(Written instruction): Take the lines from the beginning of the material through the line containing "import pandas as pd" and retype them exactly, leaving the pictures out.

-- START OF Information provided --

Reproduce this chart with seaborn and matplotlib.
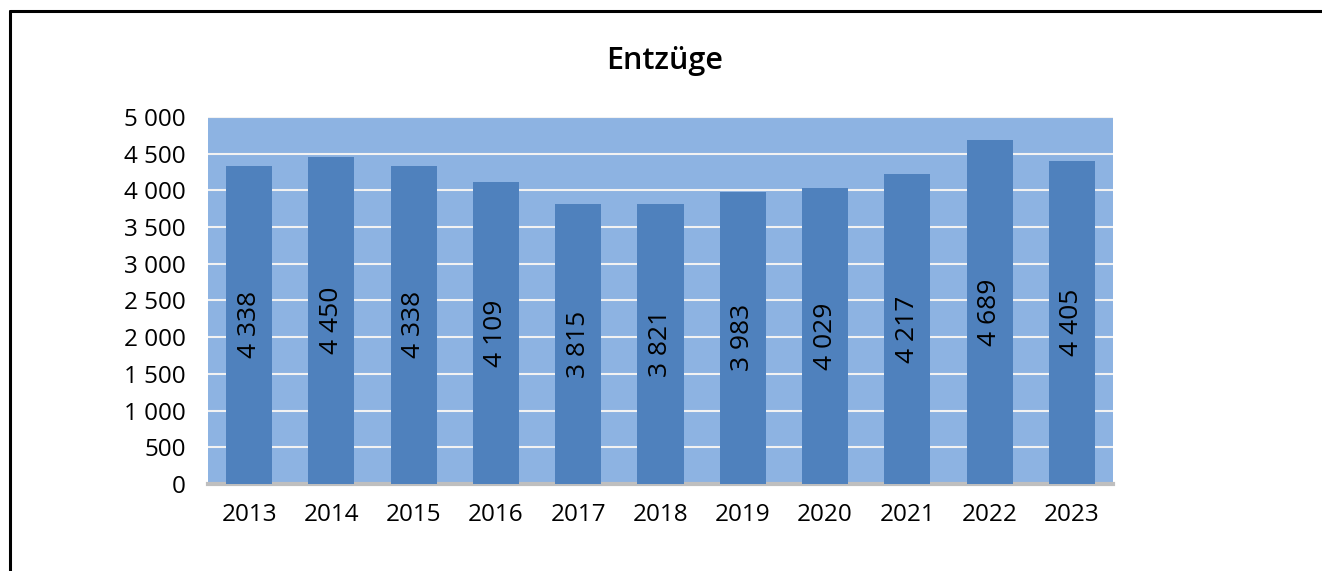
import matplotlib
matplotlib.use("Agg")
import matplotlib.pyplot as plt
from matplotlib.lines import Line2D
import seaborn as sns
import pandas as pd

# Daten
years = ["2013", "2014", "2015", "2016", "2017", "2018", "2019", "2020", "2021", "2022", "2023"]
values = [4338, 4450, 4338, 4109, 3815, 3821, 3983, 4029, 4217, 4689, 4405]
yticks = [0, 500, 1000, 1500, 2000, 2500, 3000, 3500, 4000, 4500, 5000]

df = pd.DataFrame({"year": years, "value": values})

sns.set_theme(style="white")
plt.rcParams["font.family"] = ["Open Sans", "DejaVu Sans"]


def fmt(v):
    return f"{v:,}".replace(",", " ")


fig = plt.figure(figsize=(13.22, 5.71), dpi=100)
ax = fig.add_axes([0.1573, 0.1524, 0.6846, 0.6427])
ax.set_facecolor("#8DB3E2")

sns.barplot(data=df, x="year", y="value", color="#4F81BD", width=0.56,
            saturation=1, linewidth=0, ax=ax, zorder=3)

ax.set_ylim(0, 5000)
ax.set_xlim(-0.5, len(years) - 0.5)
ax.set_yticks(yticks)
ax.set_yticklabels([fmt(t) for t in yticks])
ax.yaxis.grid(True, color="#F2F2F2", linewidth=1.5, zorder=1)
ax.set_axisbelow(True)
ax.set_xlabel("")
ax.set_ylabel("")
ax.tick_params(axis="x", length=0, pad=14, labelsize=17.5, labelcolor="black")
ax.tick_params(axis="y", length=0, pad=16, labelsize=17.5, labelcolor="black")

for s in ["top", "left", "right"]:
    ax.spines[s].set_visible(False)
ax.spines["bottom"].set_color("#BFBFBF")
ax.spines["bottom"].set_linewidth(3)

for i, v in enumerate(values):
    ax.text(i, v / 2, fmt(v), rotation=90, ha="center", va="center",
            fontsize=19, color="black", zorder=4)

fig.text(0.503, 0.893, "Entzüge", ha="center", va="center",
         fontsize=22, fontweight="semibold", color="black")

# Rahmen
fig.add_artist(Line2D([0.0076, 0.0076], [0, 0.9807], color="black", linewidth=2.2))
fig.add_artist(Line2D([0.0076, 1.0], [0.9807, 0.9807], color="black", linewidth=2.2))

fig.savefig("out.png", dpi=100)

-- END OF Information provided --

(Finished answer):
Reproduce this chart with seaborn and matplotlib.
import matplotlib
matplotlib.use("Agg")
import matplotlib.pyplot as plt
from matplotlib.lines import Line2D
import seaborn as sns
import pandas as pd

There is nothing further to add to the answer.